Sedikit merujuk pada apa yang ditulis oleh Sibarani dalam
disertasinya yang berjudul The Imagination of the Main Characters, kesopanan
sama dengan budi pekerti atau etiket dan ini berkaitan dengan tatacara dan
kebiasaan yang berlaku di dalam masyarakat beradab untuk memelihara hubungan
baik antara sesame manusia. Kesopanan
merupakan aturan perilaku yang ditetapkan dan disepakati bersama oleh suatu
masyarakat tertentu dalam perilaku sosial. Kesopanan disini kiranya bisa saya sepadankan
dengan politeness yang bersifat universal, yaitu sikap menghargai orang lain. Dan ini lah yang tidak dimiliki pelajar
geulis itu.
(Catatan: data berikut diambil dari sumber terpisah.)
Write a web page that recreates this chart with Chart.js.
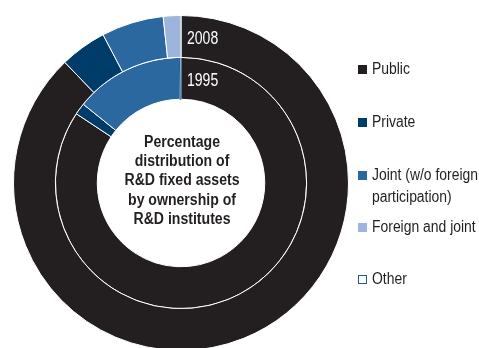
<!DOCTYPE html>
<html>
<head>
<meta charset="utf-8">
<script src="https://cdn.jsdelivr.net/npm/chart.js@4"></script>
<style>
  html, body { margin: 0; padding: 0; background: #fff; overflow: hidden; }
  #wrap { position: relative; width: 479px; height: 348px; overflow: hidden; }
  #assetsChart { position: absolute; left: 0; top: 0; }
  #legend { position: absolute; left: 358px; top: 0; font-family: "Liberation Sans", Arial, sans-serif; font-size: 16px; color: #231f20; }
  .item { position: absolute; left: 0; white-space: nowrap; line-height: 22px; }
  .box { position: absolute; left: 0; width: 9px; height: 9px; box-sizing: border-box; }
  .txt { position: absolute; left: 14px; top: 0; transform: scaleX(0.87); transform-origin: 0 0; }
</style>
</head>
<body>
<div id="wrap">
  <canvas id="assetsChart" width="479" height="360"></canvas>
  <div id="legend"></div>
</div>
<script>
const CATEGORIES = ["Public", "Private", "Joint (w/o foreign\nparticipation)", "Foreign and joint", "Other"];
const YEARS = ["2008", "1995"];
const SHARE_2008 = [87.8, 4.5, 6.0, 1.7, 0.0];
const SHARE_1995 = [84.3, 1.5, 14.0, 0.0, 0.2];
const COLORS = ["#231f20", "#003c69", "#2c68a0", "#9db5dd", "#ffffff"];
const EDGES = ["#ffffff", "#ffffff", "#ffffff", "#ffffff", "#1f5a94"];
const CENTER_TEXT = ["Percentage", "distribution of", "R&D fixed assets", "by ownership of", "R&D institutes"];

const FONT = '"Liberation Sans", Arial, sans-serif';

// narrow text: squeeze horizontally around (x, y)
function narrowText(ctx, text, x, y, sx) {
    ctx.save();
    ctx.translate(x, y);
    ctx.scale(sx, 1);
    ctx.fillText(text, 0, 0);
    ctx.restore();
}

// year labels next to the top of each ring, plus the caption in the hole
const ringText = {
    id: "ringText",
    afterDraw(chart) {
        const ctx = chart.ctx;
        ctx.save();
        chart.data.datasets.forEach((ds, i) => {
            const arc = chart.getDatasetMeta(i).data[0];
            const mid = (arc.innerRadius + arc.outerRadius) / 2;
            ctx.fillStyle = "#ffffff";
            ctx.font = "18px " + FONT;
            ctx.textAlign = "left";
            ctx.textBaseline = "middle";
            narrowText(ctx, ds.label, arc.x + 6, arc.y - mid + 3, 0.78);
        });
        const arc = chart.getDatasetMeta(0).data[0];
        ctx.fillStyle = "#231f20";
        ctx.font = "bold 16px " + FONT;
        ctx.textAlign = "center";
        ctx.textBaseline = "middle";
        const lh = 19.3;
        const y0 = arc.y - 2 * lh - 2;
        CENTER_TEXT.forEach((line, k) => narrowText(ctx, line, arc.x + 1, y0 + k * lh, 0.88));
        ctx.restore();
    }
};

new Chart(document.getElementById("assetsChart"), {
    type: "doughnut",
    data: {
        labels: CATEGORIES,
        datasets: [
            { label: YEARS[0], data: SHARE_2008, backgroundColor: COLORS, borderColor: EDGES, borderWidth: 1 },
            { label: YEARS[1], data: SHARE_1995, backgroundColor: COLORS, borderColor: EDGES, borderWidth: 1 }
        ]
    },
    options: {
        responsive: false,
        animation: false,
        cutout: "50%",
        layout: { padding: { left: 13, top: 15, right: 130, bottom: 9 } },
        plugins: {
            legend: { display: false },
            tooltip: { enabled: false }
        }
    },
    plugins: [ringText]
});

// legend on the right
const legend = document.getElementById("legend");
const rows = [58, 111, 164, 216, 268];
CATEGORIES.forEach((name, i) => {
    const item = document.createElement("div");
    item.className = "item";
    item.style.top = rows[i] + "px";
    const box = document.createElement("div");
    box.className = "box";
    box.style.top = "7px";
    box.style.background = COLORS[i];
    box.style.border = i === 4 ? "1.5px solid " + EDGES[4] : "none";
    const txt = document.createElement("div");
    txt.className = "txt";
    txt.innerHTML = name.replace("\n", "<br>");
    item.appendChild(box);
    item.appendChild(txt);
    legend.appendChild(item);
});
</script>
</body>
</html>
Jika sudah begini, maka
pertanyaan yang muncul adalah apakah keluarganya tidak pernah menunjukkan
keteladanan dalam bertindak dengan kesopanan? Seyogyanya pendidikan kesopanan yang masuk dalam ranah moral diajarkan sejak usia dini, disaat anak-anak masih mudah mematri semua yang dicontohkan, sehingga ketika ia bertumbuh menjadi remaja dan dewasa, ia akan tumbuh sebagai seorang manusia yang beretika (baca: bermoral). Celakanya, saya mulai bersu'udzon...jangan-jangan banyak orangtua sekarang yang notabene adalah guru pertama di lingkungan rumah sebagai lingkungan terkecil tempat awal anak-anak diberikan pendidikan moral justru telah merasa bahwa pendidikan tersebut telah sah diserahterimakan kepada pihak sekolah dalam hal ini guru, ketika mereka mendaftarkan anak-anak mereka ke sekolah. Parahnya pula, ketika di sekolah guru-guru telah setengah berhasil menanamkan pendidikan moral yang tercermin dari kecerdasan sosial anak didik mereka, ealah....setibanya di rumah....apa yang didapat disekolah itu lenyap dengan tidak diterapkannya etika yang seharusnya di rumah. Tidak ada kepaduan. Kiamatlah kalau memang begitu! Dan tidak perlu heran jika besok, lusa dan minggu yang akan datang, Anda mengalami hal yang sama seperti yang sama alami di salah satu tempat kuliner langganan saya.